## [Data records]
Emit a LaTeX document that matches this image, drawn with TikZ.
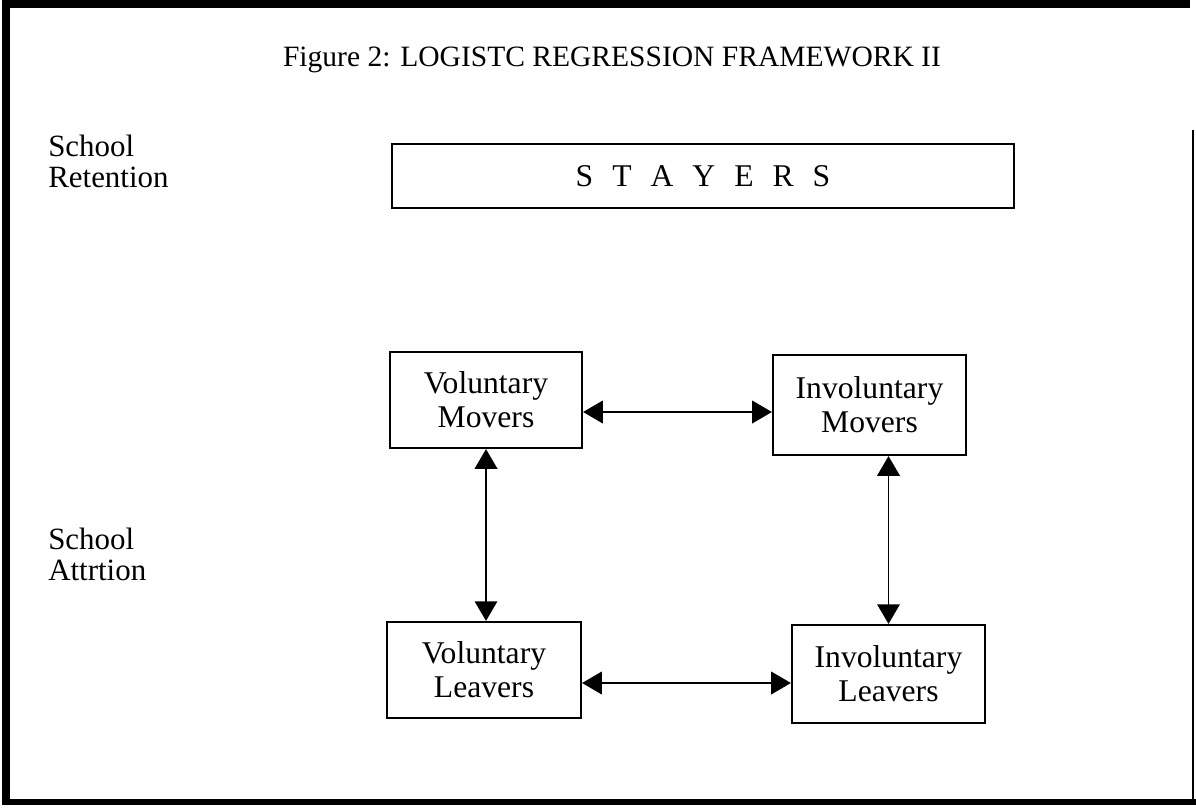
\documentclass[tikz,border=0pt]{standalone}
\usepackage{fontspec}
\setmainfont{Liberation Serif}
\usetikzlibrary{arrows.meta}
\begin{document}
\begin{tikzpicture}[x=0.025cm,y=-0.025cm,
  box/.style={draw,line width=1.5pt,rectangle,inner sep=0pt,align=center,font=\fontsize{22.5}{24}\selectfont},
  lab/.style={align=left,anchor=north west,inner sep=0pt,font=\fontsize{22}{22}\selectfont},
  conn/.style={line width=1.4pt,{Triangle[length=14pt,width=16pt]}-{Triangle[length=14pt,width=16pt]}}]
\useasboundingbox (0,0) rectangle (1196,808);
% frame
\draw[line width=5pt] (6,805) -- (6,4) -- (1190,4);
\draw[line width=4.5pt] (3,802) -- (1196,802);
\draw[line width=1.4pt] (1193,130) -- (1193,802);
% title
\node[font=\fontsize{21}{26}\selectfont] (title) at (612,60) {Figure 2: LOGISTC REGRESSION FRAMEWORK II};
% side labels
\node[lab] (ret) at (48,135) {School\\Retention};
\node[lab] (att) at (48,528) {School\\Attrtion};
% boxes
\node[box,minimum width=15.55cm,minimum height=1.6cm] (st) at (703,176)
  {S\hspace{0.6em}T\hspace{0.6em}A\hspace{0.6em}Y\hspace{0.6em}E\hspace{0.6em}R\hspace{0.6em}S};
\node[box,minimum width=4.8cm,minimum height=2.4cm] (vm) at (486,400) {Voluntary\\Movers};
\node[box,minimum width=4.825cm,minimum height=2.5cm] (im) at (869.5,405) {Involuntary\\Movers};
\node[box,minimum width=4.85cm,minimum height=2.4cm] (vl) at (484,670) {Voluntary\\Leavers};
\node[box,minimum width=4.825cm,minimum height=2.45cm] (il) at (888.5,674) {Involuntary\\Leavers};
% connectors
\coordinate (ytop) at (0,412);
\coordinate (ybot) at (0,683);
\draw[conn] (vm.east |- ytop) -- (im.west |- ytop);
\draw[conn] (vl.east |- ybot) -- (il.west |- ybot);
\draw[conn] (vm.south) -- (vm.south |- vl.north);
\draw[conn] (il.north |- im.south) -- (il.north);
\end{tikzpicture}
\end{document}
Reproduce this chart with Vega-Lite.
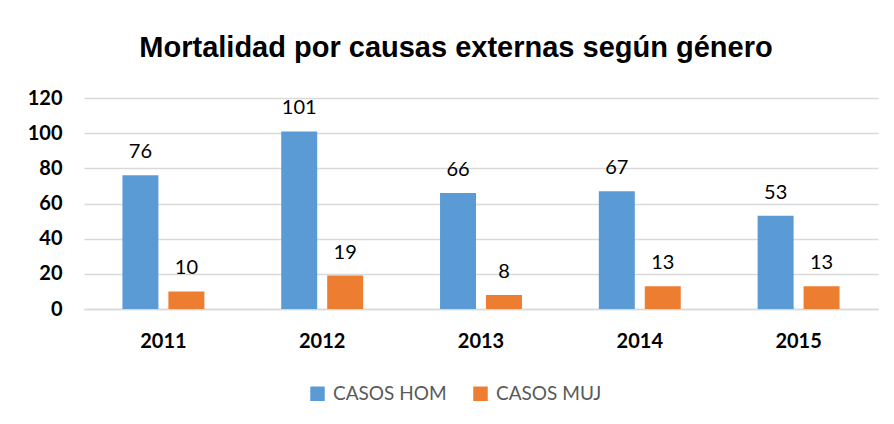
{
  "$schema": "https://vega.github.io/schema/vega-lite/v6.json",
  "width": 794,
  "height": 211,
  "autosize": "none",
  "padding": {"left": 84, "top": 98, "right": 16, "bottom": 115},
  "background": "white",
  "title": {
    "text": "Mortalidad por causas externas según género",
    "font": "Liberation Sans",
    "fontSize": 29,
    "fontWeight": "bold",
    "color": "#000000",
    "anchor": "middle",
    "dx": -25,
    "offset": 25
  },
  "data": {
    "values": [
      {"year": "2011", "serie": "CASOS HOM", "value": 76},
      {"year": "2011", "serie": "CASOS MUJ", "value": 10},
      {"year": "2012", "serie": "CASOS HOM", "value": 101},
      {"year": "2012", "serie": "CASOS MUJ", "value": 19},
      {"year": "2013", "serie": "CASOS HOM", "value": 66},
      {"year": "2013", "serie": "CASOS MUJ", "value": 8},
      {"year": "2014", "serie": "CASOS HOM", "value": 67},
      {"year": "2014", "serie": "CASOS MUJ", "value": 13},
      {"year": "2015", "serie": "CASOS HOM", "value": 53},
      {"year": "2015", "serie": "CASOS MUJ", "value": 13}
    ]
  },
  "encoding": {
    "x": {
      "field": "year",
      "type": "nominal",
      "scale": {"paddingInner": 0.484, "paddingOuter": 0.242},
      "axis": {
        "title": null,
        "labelAngle": 0,
        "labelFont": "Lato",
        "labelFontWeight": "bold",
        "labelFontSize": 20,
        "labelColor": "#000000",
        "labelPadding": 22,
        "ticks": false,
        "domain": true,
        "domainColor": "#d9d9d9",
        "domainWidth": 1.5
      }
    },
    "xOffset": {
      "field": "serie",
      "type": "nominal",
      "scale": {"paddingInner": 0.217, "paddingOuter": 0}
    },
    "y": {
      "field": "value",
      "type": "quantitative",
      "scale": {"domain": [0, 120], "nice": false},
      "axis": {
        "title": null,
        "values": [0, 20, 40, 60, 80, 100, 120],
        "labelFont": "Lato",
        "labelFontWeight": "bold",
        "labelFontSize": 20,
        "labelColor": "#000000",
        "labelPadding": 22,
        "ticks": false,
        "domain": false,
        "grid": true,
        "gridColor": "#d9d9d9",
        "gridWidth": 1.5
      }
    },
    "color": {
      "field": "serie",
      "type": "nominal",
      "scale": {"domain": ["CASOS HOM", "CASOS MUJ"], "range": ["#5b9bd5", "#ed7d31"]},
      "legend": {
        "title": null,
        "orient": "none",
        "direction": "horizontal",
        "legendX": 224,
        "legendY": 286,
        "symbolType": "square",
        "symbolSize": 210,
        "symbolStrokeWidth": 0,
        "labelFont": "Lato",
        "labelFontSize": 19,
        "labelColor": "#595959",
        "labelOffset": 6,
        "columnPadding": 24
      }
    }
  },
  "layer": [
    {"mark": {"type": "bar"}},
    {
      "mark": {"type": "text", "baseline": "alphabetic", "dy": -17, "font": "Lato", "fontSize": 20, "color": "#000000"},
      "encoding": {"text": {"field": "value", "type": "quantitative"}, "color": {"value": "#000000"}}
    }
  ],
  "config": {"view": {"stroke": null}}
}
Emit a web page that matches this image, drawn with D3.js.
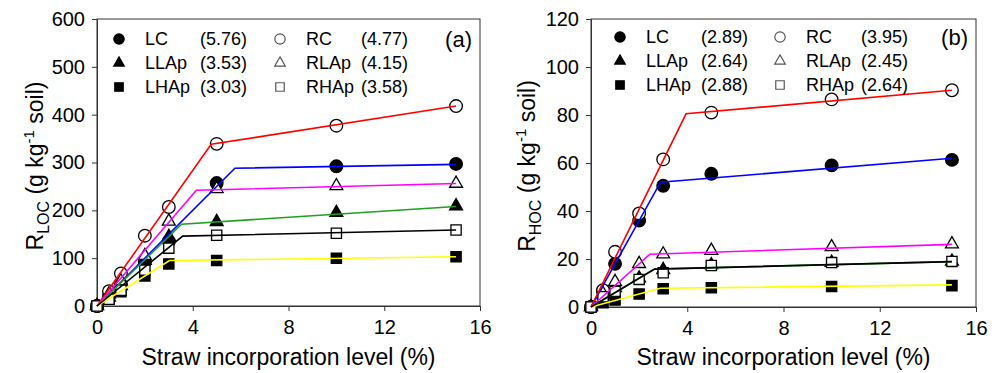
<!DOCTYPE html>
<html>
<head>
<meta charset="utf-8">
<script src="https://cdn.jsdelivr.net/npm/d3@7"></script>
<style>
  body { margin: 0; background: #fff; }
  svg { display: block; font-family: "Liberation Sans", Arial, sans-serif; }
  .tick text { font-size: 20px; fill: #000; }
  .tick line, .domain { stroke: #333; }
</style>
</head>
<body>
<div id="chart"></div>
<script>
// x values (straw incorporation level, %)
const levels = [0, 0.5, 1, 2, 3, 5, 10, 15];
const seriesNames = ['LC', 'LLAp', 'LHAp', 'RC', 'RLAp', 'RHAp'];
const seriesColors = ['#0000ff', '#1fa01f', '#ffff00', '#ff0000', '#ff00ff', '#000000'];
const seriesShapes = ['circle', 'triangle', 'square', 'circle', 'triangle', 'square'];
const seriesFilled = [true, true, true, false, false, false];

// panel (a) R_LOC
const locLC = [0, 20, 45, 92, 135, 257, 292, 297];
const locLLAp = [0, 18, 42, 95, 145, 176, 195, 209];
const locLHAp = [0, 14, 30, 63, 88, 95, 100, 103];
const locRC = [0, 31, 68, 147, 207, 339, 377, 418];
const locRLAp = [0, 25, 52, 105, 177, 245, 251, 256];
const locRHAp = [0, 14, 33, 75, 121, 148, 152, 159];
// fitted piecewise lines: breakpoint, value at breakpoint, value at 15 %
const locBreak = [5.76, 3.53, 3.03, 4.77, 4.15, 3.58];
const locPlateau = [288, 171, 95, 338, 242, 146];
const locEnd = [296, 208, 103, 418, 256, 159];

// panel (b) R_HOC
const hocLC = [0, 6.5, 18, 36, 50.5, 55.5, 59, 61.3];
const hocLLAp = [0, 5, 8, 12, 15.5, 17.5, 18.5, 19];
const hocLHAp = [0, 1.8, 2.9, 5.4, 7.6, 8, 8.5, 8.9];
const hocRC = [0, 7, 23, 39, 61.5, 81, 86.5, 90.3];
const hocRLAp = [0, 5.5, 10.5, 18, 22, 23.5, 25, 26.2];
const hocRHAp = [0, 4.3, 6.5, 11.5, 14.3, 17.3, 18.5, 19];
const hocBreak = [2.89, 2.64, 2.88, 3.95, 2.45, 2.64];
const hocPlateau = [52, 15.8, 7.8, 80.5, 22, 15.8];
const hocEnd = [62, 18.9, 9.2, 90.3, 26.1, 18.9];

const xTicks = [0, 4, 8, 12, 16];
const locTicks = [0, 100, 200, 300, 400, 500, 600];
const hocTicks = [0, 20, 40, 60, 80, 100, 120];

const svg = d3.select('#chart').append('svg')
    .attr('width', 1002)
    .attr('height', 373);

const symbolTypes = { circle: d3.symbolCircle, triangle: d3.symbolTriangle, square: d3.symbolSquare };
const symbolSizes = { circle: 125, triangle: 72, square: 105 };
const legendSizes = { circle: 85, triangle: 48, square: 72 };

function drawPanel(p) {
    const x = d3.scaleLinear().domain([0, 16]).range([p.left, p.right]);
    const y = d3.scaleLinear().domain([0, p.yMax]).range([p.bottom, p.top]);
    const g = svg.append('g');

    // cadre
    g.append('rect')
        .attr('x', p.left).attr('y', p.top)
        .attr('width', p.right - p.left).attr('height', p.bottom - p.top)
        .attr('fill', 'none').attr('stroke', '#333').attr('stroke-width', 1);

    g.append('g')
        .attr('transform', `translate(0,${p.bottom})`)
        .call(d3.axisBottom(x).tickValues(xTicks).tickSize(5).tickSizeOuter(0).tickPadding(9));

    g.append('g')
        .attr('transform', `translate(${p.left},0)`)
        .call(d3.axisLeft(y).tickValues(p.yTicks).tickSize(5).tickSizeOuter(0).tickPadding(7));

    // points
    p.values.forEach((vals, i) => {
        const shape = seriesShapes[i];
        g.selectAll(null)
            .data(vals.map((v, j) => [levels[j], v]))
            .join('path')
            .attr('transform', d => `translate(${x(d[0])},${y(d[1])})`)
            .attr('d', d3.symbol(symbolTypes[shape], symbolSizes[shape]))
            .attr('fill', seriesFilled[i] ? '#000' : '#fff')
            .attr('stroke', '#000')
            .attr('stroke-width', 1.3);
    });

    // droites ajustées (deux segments)
    const line = d3.line().x(d => x(d[0])).y(d => y(d[1]));
    p.breaks.forEach((b, i) => {
        g.append('path')
            .attr('d', line([[0, 0], [b, p.plateau[i]], [15, p.end[i]]]))
            .attr('fill', 'none')
            .attr('stroke', seriesColors[i])
            .attr('stroke-width', 1.6);
    });

    // légende
    [0, 1].forEach(col => {
        [0, 1, 2].forEach(r => {
            const i = col * 3 + r;
            const shape = seriesShapes[i];
            const ly = p.legendY + r * 24;
            const cx = p.legendX[col];
            g.append('path')
                .attr('transform', `translate(${cx},${ly})`)
                .attr('d', d3.symbol(symbolTypes[shape], legendSizes[shape]))
                .attr('fill', seriesFilled[i] ? '#000' : '#fff')
                .attr('stroke', seriesFilled[i] ? '#000' : '#555')
                .attr('stroke-width', 1.2);
            g.append('text')
                .attr('x', cx + 26).attr('y', ly).attr('dy', '0.36em')
                .attr('font-size', 18)
                .text(seriesNames[i]);
            g.append('text')
                .attr('x', cx + 128).attr('y', ly).attr('dy', '0.36em')
                .attr('text-anchor', 'end')
                .attr('font-size', 18)
                .text(`(${p.breaks[i].toFixed(2)})`);
        });
    });

    g.append('text')
        .attr('x', p.right - 8).attr('y', p.legendY).attr('dy', '0.36em')
        .attr('text-anchor', 'end')
        .attr('font-size', 22)
        .text(p.tag);

    // titres des axes
    g.append('text')
        .attr('x', (p.left + p.right) / 2).attr('y', 357).attr('dy', '0.36em')
        .attr('text-anchor', 'middle')
        .attr('font-size', 23)
        .text('Straw incorporation level (%)');

    const yt = g.append('text')
        .attr('transform', `translate(${p.left - p.titleGap},166) rotate(-90)`)
        .attr('text-anchor', 'middle')
        .attr('font-size', 23);
    yt.append('tspan').text('R');
    yt.append('tspan').attr('font-size', 16).attr('dy', 6).text(p.sub);
    yt.append('tspan').attr('dy', -6).text(' (g kg');
    yt.append('tspan').attr('font-size', 15).attr('dy', -9).text('-1');
    yt.append('tspan').attr('dy', 9).text(' soil)');
}

drawPanel({
    left: 97, right: 480, top: 19, bottom: 306, yMax: 600, yTicks: locTicks,
    values: [locLC, locLLAp, locLHAp, locRC, locRLAp, locRHAp],
    breaks: locBreak, plateau: locPlateau, end: locEnd,
    legendX: [119, 280], legendY: 39, tag: '(a)', sub: 'LOC', titleGap: 54
});

drawPanel({
    left: 591, right: 976, top: 19, bottom: 307, yMax: 120, yTicks: hocTicks,
    values: [hocLC, hocLLAp, hocLHAp, hocRC, hocRLAp, hocRHAp],
    breaks: hocBreak, plateau: hocPlateau, end: hocEnd,
    legendX: [620, 780], legendY: 37, tag: '(b)', sub: 'HOC', titleGap: 56
});
</script>
</body>
</html>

## [Written task]
Extract, from the material above, each line holding the word "Emit".

## [Final result]
Emit a LaTeX document that matches this image, drawn with TikZ.
Emit a web page that matches this image, drawn with D3.js.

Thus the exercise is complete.